FORM: Uwe Tellkamp, zur Veröffentlichung seines Romans nicht mal 40 Jahre alt, fährt stilistisch einiges an Geschützen auf; nahezu jedes Kapitel ist in anderer Form geschrieben. Es gibt sehr realistische, aber auch traumhaft surreale Szenen; Kapitel, die aus ellenlang verschachtelten Sätzen, und Kapitel, die nur aus ein paar Dialogfetzen bestehen; es gibt wunderbar verträumte Tagebuchnotizen, Briefe an die Eltern und ganze Gespräche in sächsischem Dialekt. Und Tellkamp kann es! Stilistisch, man kann es nicht anders sagen, ist DER TURM ein Meisterstück.

»Iebrischns, Meesder«, Helmut Hoppe wandte sich an Herrn Honich, »is’ Ihr Schbanfärgelschn gans grose Glasse, gönnt misch direkt dran fäddfressn gönnt isch misch.« (Seite 616)

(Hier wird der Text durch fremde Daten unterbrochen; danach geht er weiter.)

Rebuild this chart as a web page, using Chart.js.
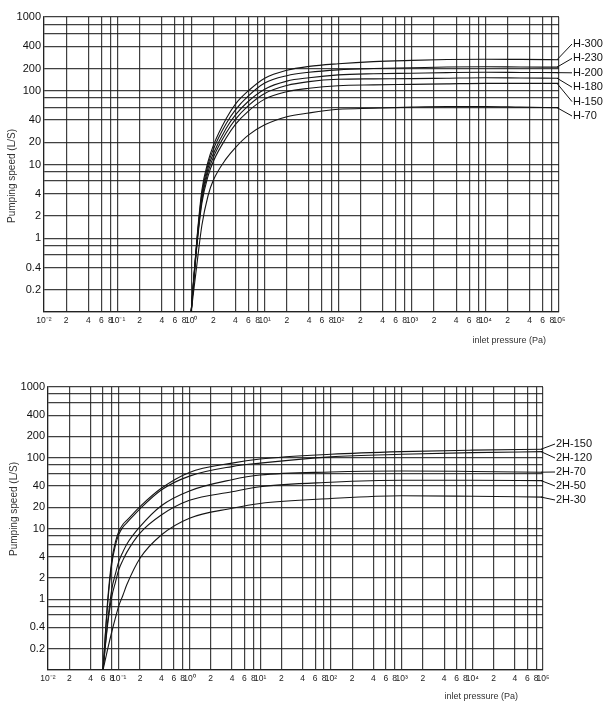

FAZIT: Trotz einiger Längen, die bei so einem Brocken kaum zu vermeiden sind (NVA- und Bundeswehr-Anekdoten wirken bei mir seit jeher stark einschläfernd), hat mir der Roman sehr gut gefallen. Ich kann mich gut daran erinnern, wie euphorisch DER TURM sowohl bei den Kritikern als auch bei den Lesern aufgenommen wurde, und um den riesigen Medienrummel zur Vergabe des Deutsches Buchpreis 2008 konnte man kaum einen Bogen machen. Die Vergleiche mit Thomas Manns DIE BUDDENBROOKS kamen mir damals etwas vorschnell und hochgegriffen vor, jetzt aber kann ich sie ruhigen Gewissens unterschreiben. DER TURM ist, da bin ich mir sicher, ein Buch das bleiben wird. Von mir gibt es glatte fünf Sterne.